Records excerpted from a collection
━━━━━━

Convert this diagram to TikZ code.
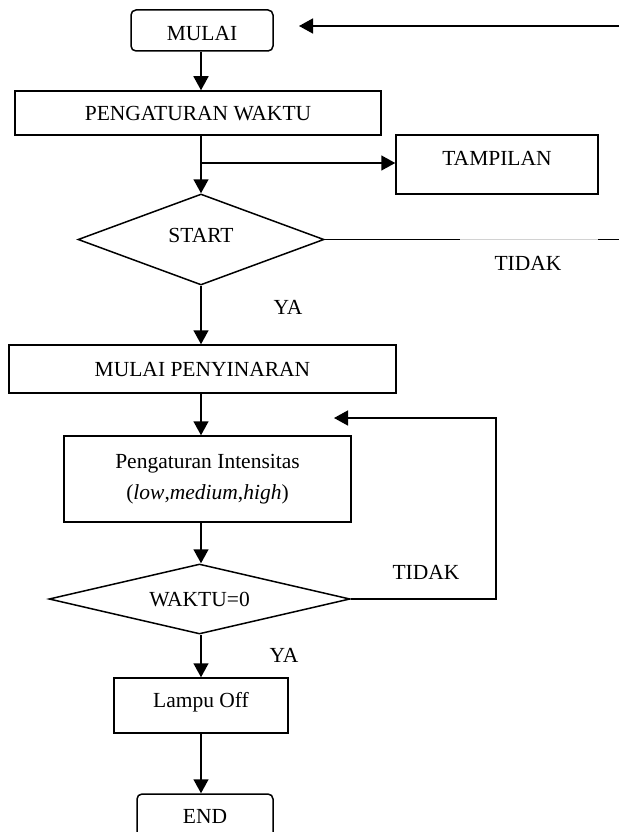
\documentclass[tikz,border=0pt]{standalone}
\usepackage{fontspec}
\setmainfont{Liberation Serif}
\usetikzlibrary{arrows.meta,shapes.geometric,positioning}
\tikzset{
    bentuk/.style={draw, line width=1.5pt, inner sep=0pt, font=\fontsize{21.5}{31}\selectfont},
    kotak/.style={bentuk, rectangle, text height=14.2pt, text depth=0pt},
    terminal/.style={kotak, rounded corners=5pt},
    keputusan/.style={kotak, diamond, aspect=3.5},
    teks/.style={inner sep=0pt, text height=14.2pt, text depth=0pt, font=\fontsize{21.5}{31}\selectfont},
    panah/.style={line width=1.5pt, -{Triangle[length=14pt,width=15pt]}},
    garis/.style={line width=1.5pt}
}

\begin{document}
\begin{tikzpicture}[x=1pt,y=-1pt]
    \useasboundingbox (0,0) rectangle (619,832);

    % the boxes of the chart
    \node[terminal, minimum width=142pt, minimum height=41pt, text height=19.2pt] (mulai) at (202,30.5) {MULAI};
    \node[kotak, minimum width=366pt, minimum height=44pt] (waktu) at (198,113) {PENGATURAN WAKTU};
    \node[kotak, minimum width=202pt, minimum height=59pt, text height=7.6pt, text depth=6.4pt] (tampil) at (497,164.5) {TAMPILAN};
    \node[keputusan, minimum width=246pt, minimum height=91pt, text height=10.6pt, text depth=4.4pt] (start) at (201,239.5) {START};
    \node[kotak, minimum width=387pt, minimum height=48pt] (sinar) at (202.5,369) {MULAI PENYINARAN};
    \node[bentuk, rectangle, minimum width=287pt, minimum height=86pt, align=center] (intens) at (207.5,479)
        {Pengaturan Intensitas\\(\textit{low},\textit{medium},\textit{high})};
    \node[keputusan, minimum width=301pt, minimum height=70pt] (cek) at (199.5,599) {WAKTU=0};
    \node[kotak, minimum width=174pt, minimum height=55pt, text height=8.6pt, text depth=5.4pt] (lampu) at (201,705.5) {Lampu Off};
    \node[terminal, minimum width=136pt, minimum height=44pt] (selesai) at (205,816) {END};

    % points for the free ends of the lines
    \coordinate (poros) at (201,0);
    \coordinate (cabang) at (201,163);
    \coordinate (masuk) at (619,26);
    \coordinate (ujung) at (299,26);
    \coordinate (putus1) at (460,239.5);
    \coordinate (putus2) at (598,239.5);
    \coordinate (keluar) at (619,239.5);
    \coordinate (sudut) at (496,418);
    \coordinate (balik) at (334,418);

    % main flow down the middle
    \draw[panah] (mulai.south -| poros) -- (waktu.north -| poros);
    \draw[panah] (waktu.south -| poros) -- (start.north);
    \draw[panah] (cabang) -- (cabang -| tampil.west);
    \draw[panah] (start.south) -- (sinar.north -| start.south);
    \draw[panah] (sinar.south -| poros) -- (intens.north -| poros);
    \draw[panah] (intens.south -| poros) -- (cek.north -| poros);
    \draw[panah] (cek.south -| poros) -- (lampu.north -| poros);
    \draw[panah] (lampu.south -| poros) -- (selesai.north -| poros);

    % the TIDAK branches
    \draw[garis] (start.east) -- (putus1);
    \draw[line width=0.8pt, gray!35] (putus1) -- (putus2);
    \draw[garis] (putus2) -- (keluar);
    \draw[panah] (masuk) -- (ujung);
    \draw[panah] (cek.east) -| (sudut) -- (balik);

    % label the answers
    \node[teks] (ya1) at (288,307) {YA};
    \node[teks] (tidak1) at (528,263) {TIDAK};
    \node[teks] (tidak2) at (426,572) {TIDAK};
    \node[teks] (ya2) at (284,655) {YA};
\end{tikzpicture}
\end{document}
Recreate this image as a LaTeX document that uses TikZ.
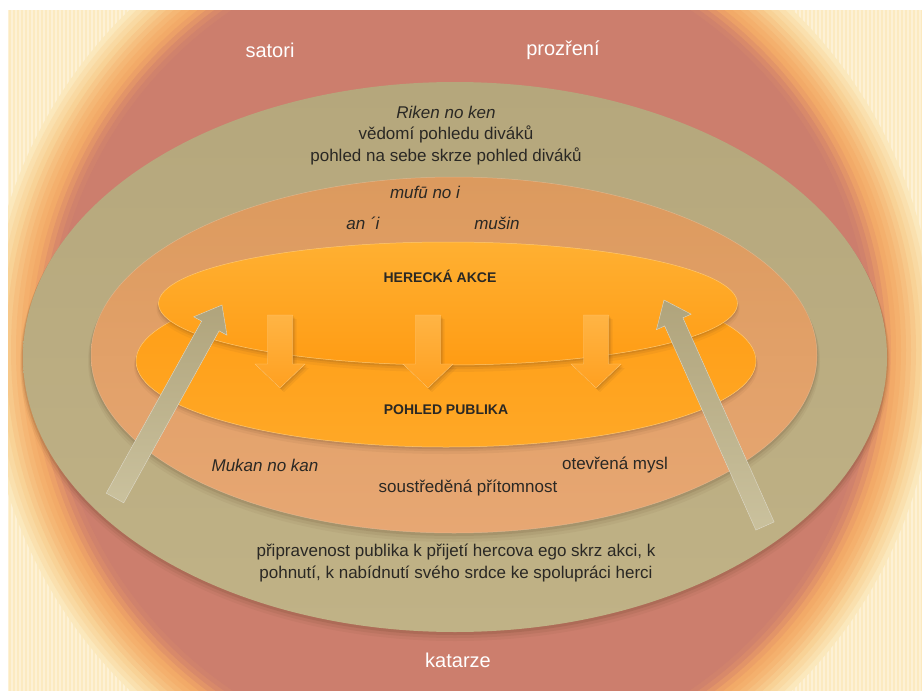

━━━━━━

▸ **Exercise details**: Leave the images out and output the remaining material exactly as it stands.

▸ **Written reply**:
Convert this diagram to TikZ code.
\documentclass[tikz,border=0pt]{standalone}
\usepackage{fontspec}
\setmainfont{Liberation Serif}
\usetikzlibrary{arrows.meta,shapes.geometric,positioning}
\tikzset{
    bentuk/.style={draw, line width=1.5pt, inner sep=0pt, font=\fontsize{21.5}{31}\selectfont},
    kotak/.style={bentuk, rectangle, text height=14.2pt, text depth=0pt},
    terminal/.style={kotak, rounded corners=5pt},
    keputusan/.style={kotak, diamond, aspect=3.5},
    teks/.style={inner sep=0pt, text height=14.2pt, text depth=0pt, font=\fontsize{21.5}{31}\selectfont},
    panah/.style={line width=1.5pt, -{Triangle[length=14pt,width=15pt]}},
    garis/.style={line width=1.5pt}
}

\begin{document}
\begin{tikzpicture}[x=1pt,y=-1pt]
    \useasboundingbox (0,0) rectangle (619,832);

    % the boxes of the chart
    \node[terminal, minimum width=142pt, minimum height=41pt, text height=19.2pt] (mulai) at (202,30.5) {MULAI};
    \node[kotak, minimum width=366pt, minimum height=44pt] (waktu) at (198,113) {PENGATURAN WAKTU};
    \node[kotak, minimum width=202pt, minimum height=59pt, text height=7.6pt, text depth=6.4pt] (tampil) at (497,164.5) {TAMPILAN};
    \node[keputusan, minimum width=246pt, minimum height=91pt, text height=10.6pt, text depth=4.4pt] (start) at (201,239.5) {START};
    \node[kotak, minimum width=387pt, minimum height=48pt] (sinar) at (202.5,369) {MULAI PENYINARAN};
    \node[bentuk, rectangle, minimum width=287pt, minimum height=86pt, align=center] (intens) at (207.5,479)
        {Pengaturan Intensitas\\(\textit{low},\textit{medium},\textit{high})};
    \node[keputusan, minimum width=301pt, minimum height=70pt] (cek) at (199.5,599) {WAKTU=0};
    \node[kotak, minimum width=174pt, minimum height=55pt, text height=8.6pt, text depth=5.4pt] (lampu) at (201,705.5) {Lampu Off};
    \node[terminal, minimum width=136pt, minimum height=44pt] (selesai) at (205,816) {END};

    % points for the free ends of the lines
    \coordinate (poros) at (201,0);
    \coordinate (cabang) at (201,163);
    \coordinate (masuk) at (619,26);
    \coordinate (ujung) at (299,26);
    \coordinate (putus1) at (460,239.5);
    \coordinate (putus2) at (598,239.5);
    \coordinate (keluar) at (619,239.5);
    \coordinate (sudut) at (496,418);
    \coordinate (balik) at (334,418);

    % main flow down the middle
    \draw[panah] (mulai.south -| poros) -- (waktu.north -| poros);
    \draw[panah] (waktu.south -| poros) -- (start.north);
    \draw[panah] (cabang) -- (cabang -| tampil.west);
    \draw[panah] (start.south) -- (sinar.north -| start.south);
    \draw[panah] (sinar.south -| poros) -- (intens.north -| poros);
    \draw[panah] (intens.south -| poros) -- (cek.north -| poros);
    \draw[panah] (cek.south -| poros) -- (lampu.north -| poros);
    \draw[panah] (lampu.south -| poros) -- (selesai.north -| poros);

    % the TIDAK branches
    \draw[garis] (start.east) -- (putus1);
    \draw[line width=0.8pt, gray!35] (putus1) -- (putus2);
    \draw[garis] (putus2) -- (keluar);
    \draw[panah] (masuk) -- (ujung);
    \draw[panah] (cek.east) -| (sudut) -- (balik);

    % label the answers
    \node[teks] (ya1) at (288,307) {YA};
    \node[teks] (tidak1) at (528,263) {TIDAK};
    \node[teks] (tidak2) at (426,572) {TIDAK};
    \node[teks] (ya2) at (284,655) {YA};
\end{tikzpicture}
\end{document}
Recreate this image as a LaTeX document that uses TikZ.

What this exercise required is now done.